Plus on passe de temps à l’étranger, plus c’est dur de rentrer

 

Un grand nombre d’expatriés français se disent victimes du choc culturel inversé, lorsqu’elles regagnent l’Hexagone. Un retour compliqué, tant du point de vue personnel que professionnel, pour des personnes qui se sentent « de moins en moins employables en France », confie Céline. « Quand on rentre, on se dit que cela va être facile car on a déjà un cercle social, on parle la langue et on a tendance à ne pas s’y préparer » poursuit-elle.   

 

Cette absence de préparation au retour est à l’origine de bien des déconvenues.
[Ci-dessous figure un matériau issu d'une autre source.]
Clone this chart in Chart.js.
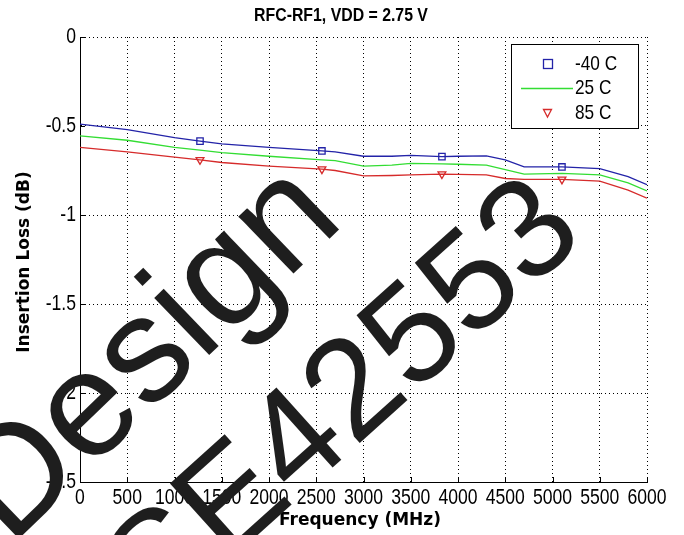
<!DOCTYPE html>
<html>
<head>
<meta charset="utf-8">
<script src="https://cdn.jsdelivr.net/npm/chart.js@4/dist/chart.umd.min.js"></script>
<style>
  html, body { margin: 0; padding: 0; background: #fff; }
  #wrap { width: 684px; height: 535px; }
</style>
</head>
<body>
<div id="wrap"><canvas id="loss-chart" width="684" height="535"></canvas></div>
<script>
// frequency points (MHz) and insertion loss (dB) per temperature
const freqs   = [0, 500, 1000, 1270, 1500, 2000, 2560, 2700, 3000, 3300, 3500, 3830, 4000, 4300, 4500, 4700, 5100, 5500, 5800, 6000];
const loss40  = [-0.49, -0.52, -0.565, -0.585, -0.6, -0.62, -0.64, -0.645, -0.67, -0.67, -0.665, -0.672, -0.67, -0.668, -0.69, -0.73, -0.73, -0.74, -0.785, -0.83];
const loss25  = [-0.555, -0.58, -0.62, -0.635, -0.65, -0.67, -0.69, -0.695, -0.725, -0.72, -0.71, -0.713, -0.715, -0.72, -0.745, -0.77, -0.766, -0.775, -0.82, -0.865];
const loss85  = [-0.62, -0.645, -0.675, -0.69, -0.705, -0.725, -0.742, -0.75, -0.78, -0.778, -0.775, -0.77, -0.772, -0.775, -0.795, -0.8, -0.8, -0.81, -0.86, -0.905];
const markerFreqs = [1270, 2560, 3830, 5100];
const seriesNames = ["-40 C", "25 C", "85 C"];
const xTicks = [0, 500, 1000, 1500, 2000, 2500, 3000, 3500, 4000, 4500, 5000, 5500, 6000];
const yTicks = [0, -0.5, -1, -1.5, -2, -2.5];

const BLUE = "#2323a8", GREEN = "#33dd33", RED = "#d62b2b";
const SANS = "'Liberation Sans', Arial, sans-serif";
const WIDE = "'DejaVu Sans', Verdana, sans-serif";

function pts(ys) {
  return freqs.map((f, i) => ({ x: f, y: ys[i] }));
}
function markerRadius(ctx) {
  return markerFreqs.includes(freqs[ctx.dataIndex]) ? 4.5 : 0;
}

// Liberation Sans squeezed sideways, to look like the narrow Matlab font
function narrowText(c, text, x, y, sx) {
  c.save();
  c.translate(x, y);
  c.scale(sx, 1);
  c.fillText(text, 0, 0);
  c.restore();
}

// tick labels, titles, tick marks, legend box and watermark
const decor = {
  id: "decor",
  afterDraw(chart) {
    const c = chart.ctx;
    const a = chart.chartArea;
    const xs = chart.scales.x, ys = chart.scales.y;
    c.save();
    // inward tick marks
    c.strokeStyle = "#000";
    c.lineWidth = 1;
    c.beginPath();
    xs.ticks.forEach(t => {
      const x = Math.round(xs.getPixelForValue(t.value)) + 0.5;
      c.moveTo(x, a.bottom); c.lineTo(x, a.bottom - 5);
    });
    ys.ticks.forEach(t => {
      const y = Math.round(ys.getPixelForValue(t.value)) + 0.5;
      c.moveTo(a.left, y); c.lineTo(a.left + 5, y);
    });
    c.stroke();

    // tick labels
    c.fillStyle = "#000";
    c.textBaseline = "middle";
    c.font = "22px " + SANS;
    c.textAlign = "center";
    xs.ticks.forEach(t => narrowText(c, String(t.value), xs.getPixelForValue(t.value), a.bottom + 16, 0.8));
    c.textAlign = "right";
    ys.ticks.forEach(t => narrowText(c, String(t.value), a.left - 4, ys.getPixelForValue(t.value), 0.8));

    // titles
    c.textAlign = "center";
    c.font = "bold 18px " + SANS;
    narrowText(c, "RFC-RF1, VDD = 2.75 V", 341, 16, 0.88);
    c.font = "bold 17px " + WIDE;
    c.fillText("Frequency (MHz)", 360, 521);
    c.save();
    c.translate(25, 262);
    c.rotate(-Math.PI / 2);
    c.fillText("Insertion Loss (dB)", 0, 0);
    c.restore();

    // legend
    const lx = 511, ly = 44, lw = 127, lh = 84;
    c.fillStyle = "#fff";
    c.fillRect(lx, ly, lw, lh);
    c.strokeStyle = "#000";
    c.strokeRect(lx + 0.5, ly + 0.5, lw, lh);
    const rows = [64, 88, 113];
    c.font = "21px " + SANS;
    c.textAlign = "left";
    c.fillStyle = "#000";
    seriesNames.forEach((n, i) => narrowText(c, n, 575, rows[i], 0.82));
    c.lineWidth = 1.3;
    c.strokeStyle = BLUE;
    c.strokeRect(543.5, rows[0] - 4.5, 9, 9);
    c.strokeStyle = GREEN;
    c.beginPath(); c.moveTo(521, rows[1] + 0.5); c.lineTo(573, rows[1] + 0.5); c.stroke();
    c.strokeStyle = RED;
    c.beginPath();
    c.moveTo(543.5, rows[2] - 3.5); c.lineTo(551.5, rows[2] - 3.5); c.lineTo(547.5, rows[2] + 4); c.closePath();
    c.stroke();

    // watermark
    c.fillStyle = "#1e1e1e";
    c.textAlign = "center";
    c.textBaseline = "alphabetic";
    c.font = "150px " + SANS;
    c.save();
    c.translate(178, 385);
    c.rotate(-44 * Math.PI / 180);
    c.fillText("Design", 0, 0);
    c.restore();
    c.font = "141px " + SANS;
    c.save();
    c.translate(372, 432);
    c.rotate(-42 * Math.PI / 180);
    c.fillText("SE42553", 0, 0);
    c.restore();
    c.restore();
  }
};

const gridOpts = { color: "#000", lineWidth: 1, drawTicks: false };
const borderOpts = { display: true, color: "#000", width: 1, dash: [1, 3] };

new Chart(document.getElementById("loss-chart"), {
  type: "line",
  data: {
    datasets: [
      { label: seriesNames[0], data: pts(loss40), borderColor: BLUE, backgroundColor: "rgba(0,0,0,0)",
        borderWidth: 1.3, pointStyle: "rect", pointRadius: markerRadius, pointBorderColor: BLUE, pointBorderWidth: 1.3 },
      { label: seriesNames[1], data: pts(loss25), borderColor: GREEN, backgroundColor: "rgba(0,0,0,0)",
        borderWidth: 1.3, pointRadius: 0 },
      { label: seriesNames[2], data: pts(loss85), borderColor: RED, backgroundColor: "rgba(0,0,0,0)",
        borderWidth: 1.3, pointStyle: "triangle", rotation: 180, pointRadius: markerRadius, pointBorderColor: RED, pointBorderWidth: 1.3 }
    ]
  },
  options: {
    responsive: false,
    animation: false,
    layout: { padding: { top: 37, right: 37, left: 0, bottom: 0 } },
    plugins: { legend: { display: false }, title: { display: false }, tooltip: { enabled: false } },
    elements: { line: { tension: 0 } },
    scales: {
      x: {
        type: "linear", min: 0, max: 6000,
        afterBuildTicks: s => { s.ticks = xTicks.map(v => ({ value: v })); },
        afterFit: s => { s.height = 53; },
        grid: gridOpts,
        border: borderOpts,
        ticks: { display: false }
      },
      y: {
        min: -2.5, max: 0,
        afterBuildTicks: s => { s.ticks = yTicks.map(v => ({ value: v })); },
        afterFit: s => { s.width = 80; },
        grid: gridOpts,
        border: borderOpts,
        ticks: { display: false }
      }
    }
  },
  plugins: [decor]
});
</script>
</body>
</html>
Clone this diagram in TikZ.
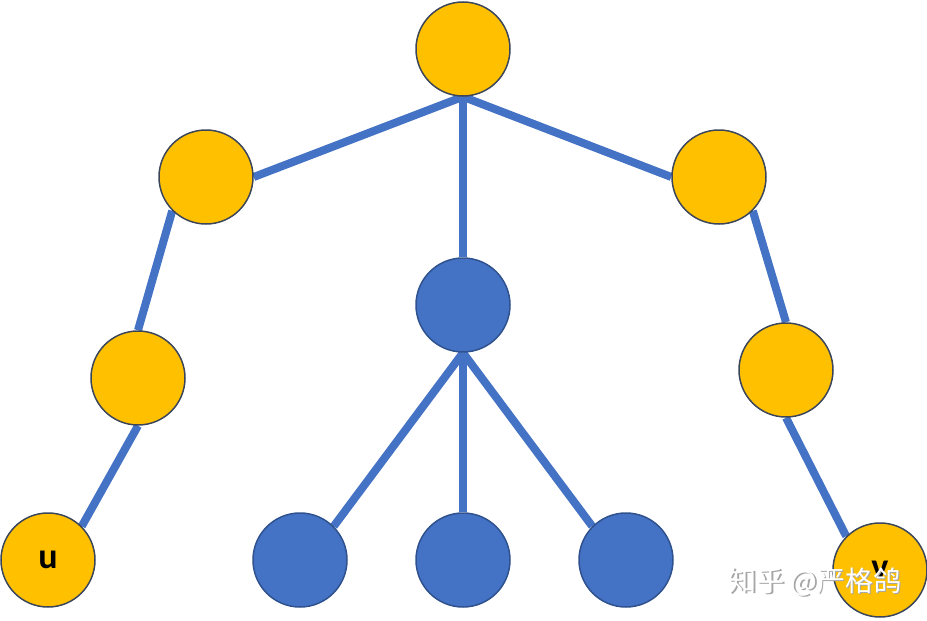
\documentclass[tikz,border=0pt]{standalone}
\usepackage{fontspec}
\setsansfont{Carlito}
\newfontfamily\cjk{Noto Sans CJK SC}
\usetikzlibrary{positioning, backgrounds}

\definecolor{edgeblue}{RGB}{68,114,196}
\definecolor{gold}{RGB}{255,192,0}
\definecolor{goldline}{RGB}{60,70,90}
\definecolor{blueline}{RGB}{47,82,143}

\tikzset{
    goldnode/.style={circle, draw=goldline, fill=gold, line width=1.5pt, minimum size=94pt, inner sep=0pt,
        font=\sffamily\bfseries\fontsize{36}{36}\selectfont},
    bluenode/.style={circle, draw=blueline, fill=edgeblue, line width=1.5pt, minimum size=94pt, inner sep=0pt},
    edge/.style={draw=edgeblue, line width=8pt}
}

\begin{document}
\begin{tikzpicture}[on grid]

    \useasboundingbox (0pt,0pt) rectangle (927pt,-621pt);

    %-----Nodes-----
    % Root
    \node [goldnode] (root) at (463pt,-49pt) {};

    % Left branch
    \node [goldnode, below left=128pt and 257pt of root] (left1) {};
    \node [goldnode, below left=201pt and 68pt of left1] (left2) {};
    \node [goldnode, below left=182pt and 90pt of left2] (u) {\raisebox{-3pt}{u}};

    % Right branch
    \node [goldnode, below right=128pt and 256pt of root] (right1) {};
    \node [goldnode, below right=193pt and 67pt of right1] (right2) {};
    \node [goldnode, below right=200pt and 94pt of right2] (v) {v};

    % Middle (blue) subtree
    \node [bluenode, below=256pt of root] (mid) {};
    \node [bluenode, below left=255pt and 163pt of mid] (leafa) {};
    \node [bluenode, below=255pt of mid] (leafb) {};
    \node [bluenode, below right=255pt and 163pt of mid] (leafc) {};

    %-----Edges-----
    \begin{scope}[on background layer]
        \draw[edge] (root.south) -- (left1.east);
        \draw[edge] (root.south) -- (right1.west);
        \draw[edge] (root.south) -- (mid.north);

        \draw[edge] (left1.south west) -- (left2.north);
        \draw[edge] (left2.south) -- (u.north east);

        \draw[edge] (right1.south east) -- (right2.north);
        \draw[edge] (right2.south) -- (v.north west);

        \draw[edge] (mid.south) -- (leafa.north east);
        \draw[edge] (mid.south) -- (leafb.north);
        \draw[edge] (mid.south) -- (leafc.north west);
    \end{scope}

    % Watermark
    \node [text=black!35, font=\cjk\fontsize{28}{28}\selectfont] (markshadow) at (816.5pt,-583.5pt) {知乎 @严格鸽};
    \node [text=white, font=\cjk\fontsize{28}{28}\selectfont] (mark) at (815pt,-582pt) {知乎 @严格鸽};

\end{tikzpicture}
\end{document}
Faute d’être suffisamment armées pour y faire face, nombreuses sont les personnes à voir le nouveau départ comme un échappatoire.  « De la même manière qu’on apprend les nouveaux codes lorsqu’on arrive dans un nouveau pays,  plus on passe de temps à l’étranger, moins on maitrise ceux de notre pays natal, qui ne sont pas immuables », remarque Ophélie Terrien.  Son conseil ? « Ne pas revenir en France en se disant que le plus dur est derrière soit mais se préparer à une vraie réadaptation ». 

 

La voie de la « guérison »

 

En vue d’un retour en France dans les prochains mois, Céline, qui se dit « à la fois excitée et inquiète », tente de le voir comme une nouvelle étape,  avec sans doute moins d’inconnus mais tout aussi passionnante que les précédentes. « Aujourd’hui, je me reconnecte aux choses simples et j’essaie de me dire que le manque d’exotisme ne rime pas nécessairement avec ennui ». 

 

D’autres, comme Sophie, choisissent de s’établir sur du long terme dans un des pays traversés. « C’est la première fois que j’ai l’impression d’avoir trouvé ma place et que je peux dire que je suis chez moi en Turquie, même si je n’y suis pas née. Au fond, tous ces séjours à l’étranger ne sont peut être rien d’autre qu’un grand voyage intérieur vers un peu plus de connaissance de soi-même ».